Humor und Nonsense spielen auch in nicht-magischen Werken eine wichtige Rolle. Für witzige Bilderbücher mit oft cartoonhaften Illustrationen sind viele britische Künstler:innen bekannt, u. a. Ross Collins, Sarah McIntyre, Tor Freeman und Tony Ross. Einige Illustrator:innen haben sowohl humorvolle Bilderbücher, als auch lustige Kinderbücher geschaffen, wie Chris Riddell mit seinen Bänden über die Halbwaise Ada von Goth (2015-2017; engl. „Goth Girl“, 2013-2017), die von Sprachwitz und Anspielungen wimmeln, oder Nadia Shireen, die in ihrer neuen „Grimmwald“-Reihe (2022ff.; engl. „Grimmwood“, 2021 ff.), das Fuchs-Geschwisterpaar Nancy und Ted in einen Wald schickt, der mit äußerst seltsamen Geschöpfen bevölkert ist.

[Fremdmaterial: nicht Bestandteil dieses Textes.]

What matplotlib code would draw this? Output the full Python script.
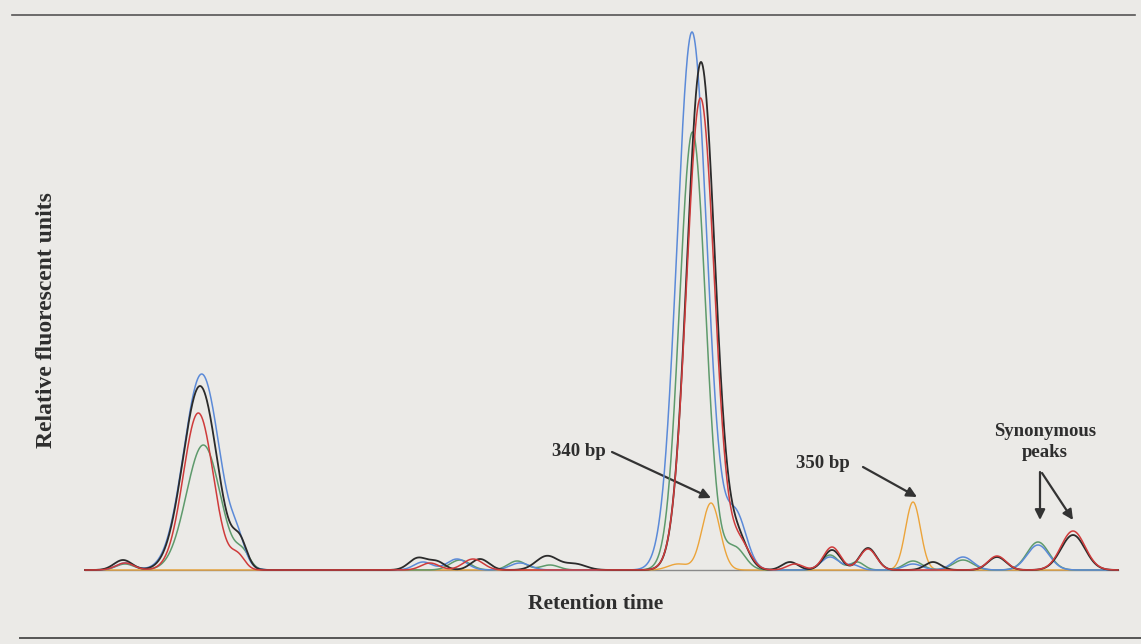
import numpy as np
import matplotlib
matplotlib.use('Agg')
import matplotlib.pyplot as plt

# ---- peak tables (position, height, width) ----
blue_pos    = [125, 201.7, 238, 423, 457, 520, 692, 736, 830, 853, 913, 963, 1038]
blue_height = [7, 196, 18, 8, 11, 7, 538, 54, 13, 5, 6, 13, 25]
blue_width  = [9, 18, 7, 9, 10, 10, 15, 10.5, 9, 7, 9, 10, 11]

black_pos    = [123, 200, 240, 418, 437, 480, 547, 575, 701, 738, 790, 832, 868, 933, 997, 1073]
black_height = [10, 184, 24, 12, 8, 11, 14, 6, 508, 30, 8, 20, 22, 8, 13, 35]
black_width  = [9, 17, 7, 9, 8, 9, 11, 11, 14, 10, 8, 8.5, 8.5, 8, 9, 12]

red_pos    = [125, 198.3, 238, 430, 473, 700.5, 740, 795, 832, 868, 997, 1073]
red_height = [7, 157, 13, 7, 11, 472, 26, 6, 23, 21, 14, 39]
red_width  = [9, 15, 7, 9, 10, 14, 10, 8, 8.5, 8.5, 9, 12]

green_pos    = [125, 203.3, 243, 460, 517, 550, 692.5, 735, 830, 857, 913, 963, 1038]
green_height = [6, 125, 14, 10, 9, 5, 438, 22, 15, 8, 9, 10, 28]
green_width  = [9, 17, 7, 10, 9, 9, 13, 10, 8.5, 7, 9, 10, 11]

orange_pos    = [678, 711, 913]
orange_height = [6, 67, 68]
orange_width  = [10, 9, 7.5]

labels = ["340 bp", "350 bp", "Synonymous\npeaks"]
xlabel = "Retention time"
ylabel = "Relative fluorescent units"

BG = '#ebeae7'
fig = plt.figure(figsize=(11.41, 6.44), dpi=100, facecolor=BG)
ax = fig.add_axes([0, 0, 1, 1])
ax.set_facecolor(BG)
ax.set_xlim(0, 1141)
ax.set_ylim(-74, 570)
ax.axis('off')

x = np.linspace(85, 1118, 4000)

def trace(pos, h, w):
    y = np.zeros_like(x)
    for p, hh, ww in zip(pos, h, w):
        y += hh * np.exp(-0.5 * ((x - p) / ww) ** 2)
    return y

# frame lines and baseline
ax.plot([12, 1135], [555, 555], color='#555555', lw=1.2)
ax.plot([20, 1141], [-68, -68], color='#555555', lw=1.4)
ax.plot([85, 1118], [0, 0], color='#8a8a8a', lw=1.0)

ax.plot(x, trace(orange_pos, orange_height, orange_width), color='#eba43a', lw=1.0, zorder=3)
ax.plot(x, trace(green_pos, green_height, green_width), color='#5e9a6c', lw=1.1, zorder=4)
ax.plot(x, trace(blue_pos, blue_height, blue_width), color='#5b8ad8', lw=1.1, zorder=5)
ax.plot(x, trace(black_pos, black_height, black_width), color='#2b2b2b', lw=1.3, zorder=6)
ax.plot(x, trace(red_pos, red_height, red_width), color='#cf3b3b', lw=1.1, zorder=7)

font = dict(family='Liberation Serif', weight='bold', color='#2e2e2e')
ax.text(579, 570 - 451, labels[0], ha='center', va='center', fontsize=13.5, **font)
ax.text(823, 570 - 463, labels[1], ha='center', va='center', fontsize=13.5, **font)
ax.text(1045, 570 - 442, labels[2], ha='center', va='center', fontsize=13.5,
        linespacing=1.3, **font)
ax.text(596, 570 - 604, xlabel, ha='center', va='center', fontsize=15.5, **font)
ax.text(47, 570 - 320, ylabel, ha='center', va='center', rotation=90, fontsize=17, **font)

arrow = dict(arrowstyle='-|>', color='#333333', lw=1.6, mutation_scale=15, shrinkA=0, shrinkB=0)
ax.annotate('', xy=(711, 570 - 498), xytext=(612, 570 - 452), arrowprops=arrow)
ax.annotate('', xy=(917, 570 - 497), xytext=(863, 570 - 467), arrowprops=arrow)
ax.annotate('', xy=(1040, 570 - 520), xytext=(1040, 570 - 472), arrowprops=arrow)
ax.annotate('', xy=(1073, 570 - 520), xytext=(1042, 570 - 473), arrowprops=arrow)

fig.savefig('out.png', dpi=100, facecolor=BG)
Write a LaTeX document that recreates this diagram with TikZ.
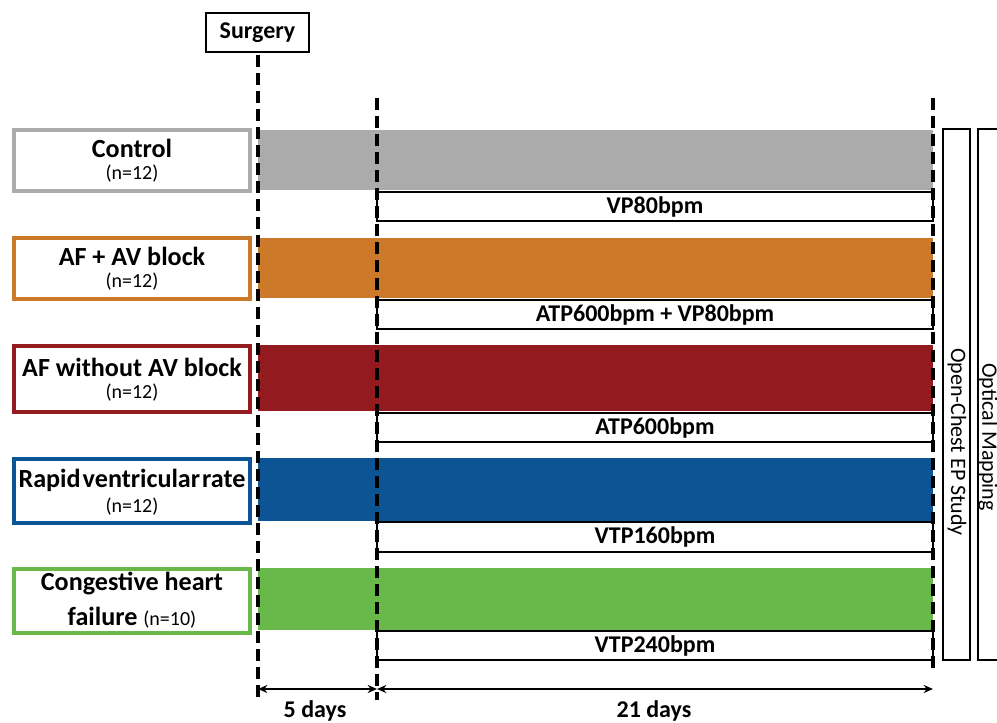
\documentclass[tikz,border=0pt]{standalone}
\usepackage{fontspec}
\setmainfont{Carlito}
\usetikzlibrary{fit,arrows.meta}
\definecolor{cgray}{HTML}{ABABAB}
\definecolor{corange}{HTML}{CC7A2A}
\definecolor{cred}{HTML}{931A1F}
\definecolor{cblue}{HTML}{0C5494}
\definecolor{cgreen}{HTML}{69B84A}
\tikzset{
  grp/.style={draw=#1, line width=2.6pt, fill=white, inner sep=0pt},
  bar/.style={fill=#1, draw=none, inner sep=0pt},
  pace/.style={draw=black, line width=1.8pt, fill=white, inner sep=0pt},
  vbox/.style={draw=black, line width=1.8pt, fill=white, inner sep=0pt},
  big/.style={font=\fontsize{18}{20}\selectfont\bfseries},
  lbl/.style={font=\fontsize{19.6}{22}\selectfont\bfseries},
  small/.style={font=\fontsize{15}{17}\selectfont},
  vtxt/.style={font=\fontsize{16.5}{18}\selectfont, rotate=-90},
  tline/.style={line width=3pt, dash pattern=on 9pt off 4.5pt},
  dim/.style={line width=1.6pt, {Stealth[length=7pt,width=6pt]}-{Stealth[length=7pt,width=6pt]}}
}
\begin{document}
\begin{tikzpicture}[x=0.75pt,y=-0.75pt]
\useasboundingbox (0,0) rectangle (997,722);
% colored bars
\node[bar=cgray,   fit={(258,130)(933,190)}] (b1) {};
\node[bar=corange, fit={(258,238)(933,298)}] (b2) {};
\node[bar=cred,    fit={(258,345)(933,411)}] (b3) {};
\node[bar=cblue,   fit={(258,458)(933,521)}] (b4) {};
\node[bar=cgreen,  fit={(258,568)(933,630)}] (b5) {};
% pacing boxes
\node[pace, fit={(377,192)(933,221)}] (p1) {};
\node[pace, fit={(377,300)(933,329)}] (p2) {};
\node[pace, fit={(377,413)(933,442)}] (p3) {};
\node[pace, fit={(377,522)(933,552)}] (p4) {};
\node[pace, fit={(377,631)(933,660)}] (p5) {};
\node[big] at (p1.center) {VP80bpm};
\node[big] at (p2.center) {ATP600bpm + VP80bpm};
\node[big] at (p3.center) {ATP600bpm};
\node[big] at (p4.center) {VTP160bpm};
\node[big] at (p5.center) {VTP240bpm};
% group boxes
\node[grp=cgray,   fit={(14,130)(250,191)}] (g1) {};
\node[grp=corange, fit={(14,238)(250,299)}] (g2) {};
\node[grp=cred,    fit={(14,346)(250,412)}] (g3) {};
\node[grp=cblue,   fit={(14,459)(250,523)}] (g4) {};
\node[grp=cgreen,  fit={(14,569)(250,633)}] (g5) {};
\node[lbl] at (132,148) {Control};
\node[small] at (132,174) {(n=12)};
\node[lbl] at (132,256) {AF + AV block};
\node[small] at (132,282) {(n=12)};
\node[lbl] at (132,367) {AF without AV block};
\node[small] at (132,393) {(n=12)};
\node[lbl] at (132,480) {Rapid\hspace{0.08em}ventricular\hspace{0.08em}rate};
\node[small] at (132,507) {(n=12)};
\node[lbl] at (132,584) {Congestive heart};
\node[lbl] at (132,618) {failure {\mdseries\fontsize{15}{17}\selectfont(n=10)}};
% surgery
\node[draw=black, line width=2.2pt, fit={(206,13)(309,52)}, inner sep=0pt] (surg) {};
\node[big] at (surg.center) {Surgery};
% timeline coordinates
\coordinate (t0top) at (258,55);
\coordinate (t0bot) at (258,700);
\coordinate (t1top) at (377,98);
\coordinate (t1bot) at (377,700);
\coordinate (t2top) at (933,98);
\coordinate (t2bot) at (933,673);
\draw[tline] (t0top) -- (t0bot);
\draw[tline] (t1top) -- (t1bot);
\draw[tline] (t2top) -- (t2bot);
% right vertical boxes
\node[vbox, fit={(943,129)(970,660)}] (v1) {};
\node[vbox, fit={(978,129)(1010,660)}] (v2) {};
\node[vtxt] at (957,442) {Open-Chest EP Study};
\node[vtxt] at (988,437) {Optical Mapping};
% durations
\coordinate (d0) at (258,689);
\coordinate (d1) at (377,689);
\coordinate (d2) at (933,689);
\draw[dim] (d0) -- (d1);
\draw[dim] (d1) -- (d2);
\node[big] at (315,711) {5 days};
\node[big] at (654,711) {21 days};
\end{tikzpicture}
\end{document}
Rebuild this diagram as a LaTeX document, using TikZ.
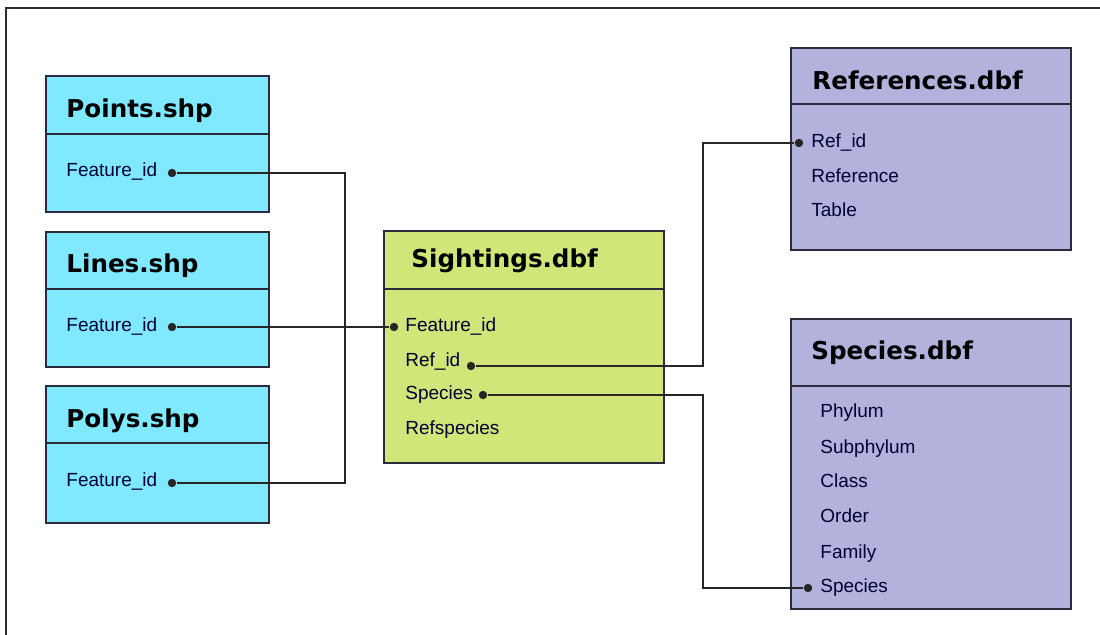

Neben dem erfolgreichen Schauspieler, Comedian und Kinderbuchautor David Walliams, dessen Kinderbücher wie „Gangsta-Oma“ (2016; engl. „Gangsta-Granny“, 2011) oder „Das Eismonster“ (2020; engl. „The Ice Monster“, 2018) skurrile Charaktere und aberwitzige Abenteuer vereinen, setzt auch die beliebte Autorin und Illustratorin Lauren Child auf Komik. Mit kreativen Sprachneuschöpfungen, typisch kinderlicher (Un-)Logik und Übertreibungen, erschafft sie amüsante und absurde Geschichten, z. B. in ihren Bilderbüchern um die Geschwister Charlie und Lola, sowie in der „Clarice Bean“-Kinderbuchreihe, die sie mit ihrem typisch kritzeligen und kantigen Stil illustriert. Die Werke von Beiden erinnern an die Klassiker von Roald Dahl, die von Quentin Blake kongenial mit energiegeladenen Bildern interpretiert wurden.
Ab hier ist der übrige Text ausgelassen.